An occasional highlight into the village can be seen in County documentary sources, particularly in papers generated by the Quarter Sessions. In 1577, nine alehouses were licensed by the Justices in the parish, whilst in neighbouring Clowne, four alehouses and an inn are recorded, the latter presumably offering facilities to travellers on the old route from Rotherham to Mansfield. In the 1599 Subsidy, five persons in Barlborough and Whitwell are named as subject to tax, namely Henry Westby, Christopher Slater, - Barker, -Wood, and -Rodes. By l633, the number of freeholders in the village had shrunk to two - Thomas Marshall and John Westby, neither of whom can be securely located in their houses. The Manor House is the only other Tudor-Jacobean period house in the central area of the village, in addition to the Old Hall. Its prominent central position, close to the Parish Church, suggests that the present house succeeded a predecessor on an old site, and that in view of the complex manorial tenure in the medieval period, this may have been the living site of one of the moeity holders of the manor. There is, however, so far, little documentation to elaborate and prove any theory about the origins of development of this site, or indeed to prove the status and tenure of the Manor House until the early 19th century, when Sarah Radley is recorded as living there, in what was then termed a homestead and garden.

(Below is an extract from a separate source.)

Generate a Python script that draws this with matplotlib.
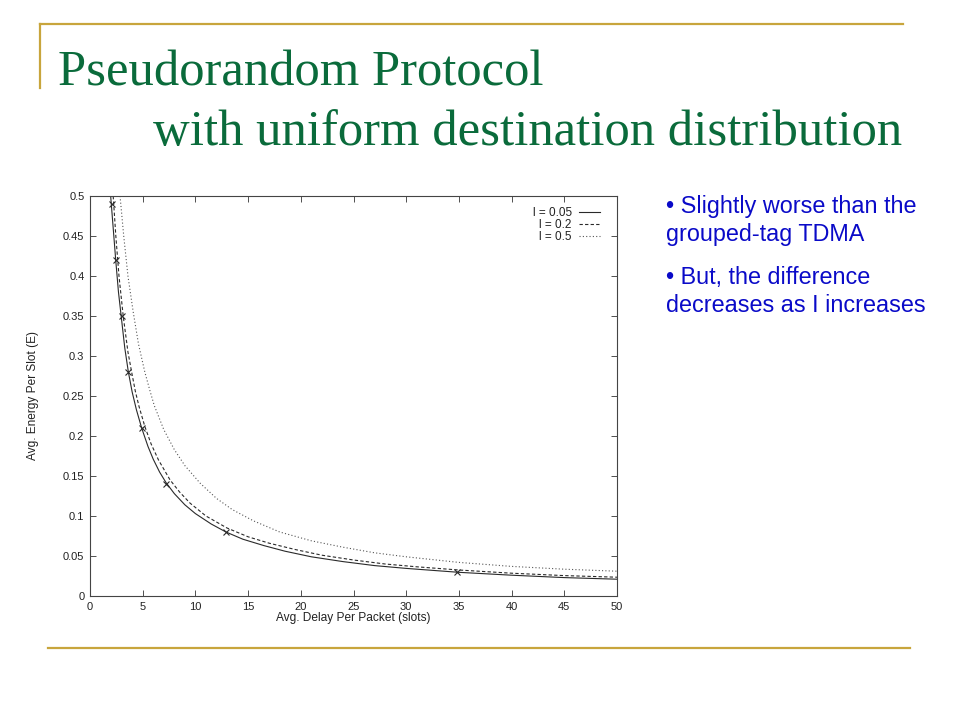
import matplotlib
matplotlib.use("Agg")
import matplotlib.pyplot as plt
from matplotlib.lines import Line2D
from matplotlib.ticker import FuncFormatter, MultipleLocator

# ---- data ----
d_l005 = [1.96, 2.2, 2.44, 2.7, 3.0, 3.3, 3.64, 4.0, 4.4, 4.9, 5.5, 6.0, 6.6, 7.2, 8.0, 9.0, 10.0,
          11.5, 12.9, 14.5, 16.5, 18.5, 21.0, 24.0, 27.0, 30.0, 35.0, 40.0, 45.0, 50.0]
e_l005 = [0.50, 0.46, 0.42, 0.38, 0.345, 0.31, 0.28, 0.255, 0.233, 0.21, 0.187, 0.171, 0.155, 0.142, 0.128, 0.114, 0.103,
          0.09, 0.08, 0.071, 0.063, 0.056, 0.049, 0.043, 0.038, 0.0345, 0.0296, 0.026, 0.023, 0.021]

d_l02 = [2.2, 2.45, 2.75, 3.15, 3.6, 3.95, 4.3, 4.65, 5.2, 5.8, 6.5, 7.6, 8.5, 9.5, 11.0, 13.0,
         15.0, 17.0, 19.5, 22.0, 25.0, 28.0, 31.0, 35.0, 40.0, 45.0, 50.0]
e_l02 = [0.50, 0.45, 0.40, 0.35, 0.305, 0.28, 0.256, 0.237, 0.212, 0.19, 0.17, 0.145, 0.13, 0.116, 0.10, 0.085,
         0.074, 0.066, 0.058, 0.051, 0.045, 0.040, 0.0365, 0.0325, 0.0285, 0.0255, 0.0235]

d_l05 = [2.85, 3.2, 3.6, 4.1, 4.6, 5.2, 5.7, 6.1, 7.0, 8.0, 9.0, 10.45, 12.0, 13.5, 15.5, 18.0,
         21.0, 24.0, 27.0, 30.0, 35.0, 40.0, 45.0, 50.0]
e_l05 = [0.50, 0.45, 0.40, 0.355, 0.315, 0.28, 0.256, 0.238, 0.208, 0.183, 0.163, 0.141, 0.122, 0.108, 0.094, 0.080,
         0.069, 0.061, 0.054, 0.049, 0.042, 0.037, 0.0335, 0.031]

d_marks = [2.06, 2.44, 3.0, 3.64, 4.91, 7.22, 12.9, 34.86]
e_marks = [0.49, 0.42, 0.35, 0.28, 0.21, 0.14, 0.08, 0.03]

series_labels = ["l = 0.05", "l = 0.2", "l = 0.5"]

title_line1 = "Pseudorandom Protocol"
title_line2 = "with uniform destination distribution"
bullets = ["\u2022 Slightly worse than the", "grouped-tag TDMA",
           "\u2022 But, the difference", "decreases as I increases"]

xlabel = "Avg. Delay Per Packet (slots)"
ylabel = "Avg. Energy Per Slot (E)"

# ---- figure ----
W, H = 960, 720
fig = plt.figure(figsize=(9.6, 7.2), dpi=100)
fig.patch.set_facecolor("white")

def fx(px):
    return px / W

def fy(py):
    return 1 - py / H

gold = "#C8A53C"
green = "#0A6B3B"
blue = "#0A0AC8"

# decorative lines
fig.add_artist(Line2D([fx(40), fx(903)], [fy(24), fy(24)], color=gold, lw=1.6, transform=fig.transFigure))
fig.add_artist(Line2D([fx(40), fx(40)], [fy(24), fy(88)], color=gold, lw=1.6, transform=fig.transFigure))
fig.add_artist(Line2D([fx(48), fx(910)], [fy(648), fy(648)], color=gold, lw=1.6, transform=fig.transFigure))

# title
fig.text(fx(58), fy(85), title_line1, family="Liberation Serif", fontsize=36.5, color=green, va="baseline", ha="left")
fig.text(fx(153), fy(145), title_line2, family="Liberation Serif", fontsize=36.5, color=green, va="baseline", ha="left")

# bullets
for txt, py in zip(bullets, [213, 241, 284, 312]):
    fig.text(fx(666), fy(py), txt, family="Liberation Sans", fontsize=16.8, color=blue, va="baseline", ha="left")

# axes
ax = fig.add_axes([fx(90), fy(596), fx(617) - fx(90), fy(196) - fy(596)])
lc = "#2a2a2a"
ax.plot(d_l005, e_l005, color=lc, lw=0.8, ls="-", label=series_labels[0])
ax.plot(d_l02, e_l02, color=lc, lw=0.8, ls=(0, (3, 2)), label=series_labels[1])
ax.plot(d_l05, e_l05, color="#555555", lw=0.8, ls=(0, (1, 2)), label=series_labels[2])
ax.plot(d_marks, e_marks, ls="none", marker="x", color=lc, ms=4.5, mew=0.8)

ax.set_xlim(0, 50)
ax.set_ylim(0, 0.5)
ax.xaxis.set_major_locator(MultipleLocator(5))
ax.yaxis.set_major_locator(MultipleLocator(0.05))
ax.yaxis.set_major_formatter(FuncFormatter(lambda v, p: "%g" % round(v, 2)))
ax.xaxis.set_major_formatter(FuncFormatter(lambda v, p: "%g" % v))
ax.tick_params(direction="in", top=True, right=True, length=4, width=0.6,
               labelsize=8, labelcolor="#222222", color="#333333", pad=4)
for lab in ax.get_xticklabels() + ax.get_yticklabels():
    lab.set_family("Liberation Sans")
for s in ax.spines.values():
    s.set_linewidth(0.8)
    s.set_color("#444444")

ax.set_xlabel(xlabel, family="Liberation Sans", fontsize=8.6, color="#222222")
ax.set_ylabel(ylabel, family="Liberation Sans", fontsize=8.6, color="#222222")
ax.xaxis.set_label_coords(0.5, (596 - 618) / 400)
ax.yaxis.set_label_coords((33 - 90) / 527, (596 - 395) / 400)
ax.xaxis.label.set_va("center")
ax.yaxis.label.set_va("center")

leg = ax.legend(loc="upper right", bbox_to_anchor=((600 - 90) / 527, (596 - 207) / 400),
                frameon=False, markerfirst=False, fontsize=8.5, handlelength=1.8,
                labelspacing=0.0, handletextpad=0.6, borderaxespad=0, borderpad=0)
for t in leg.get_texts():
    t.set_family("Liberation Sans")
    t.set_color("#222222")

fig.savefig("out.png", dpi=100)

The lordship of the manor of Whitwell continued in the manners family, as Dukes of Rutland, until 1813, when the Duke of Portland exchanged the manor of Great Barlow near Chesterfield, for Whitwell. Much of Whitwell’s recorded history for the 17th and 18th centuries, certainly for manorial matters, reposes in the Rutland Muniments at Belvoir Castle, which are well-nigh inaccessible for research. From the late 18th century onwards, the quantity of documentation for Whitwell’s history increases, until the middle of the 19th century, many facets of village life can be followed in some detail.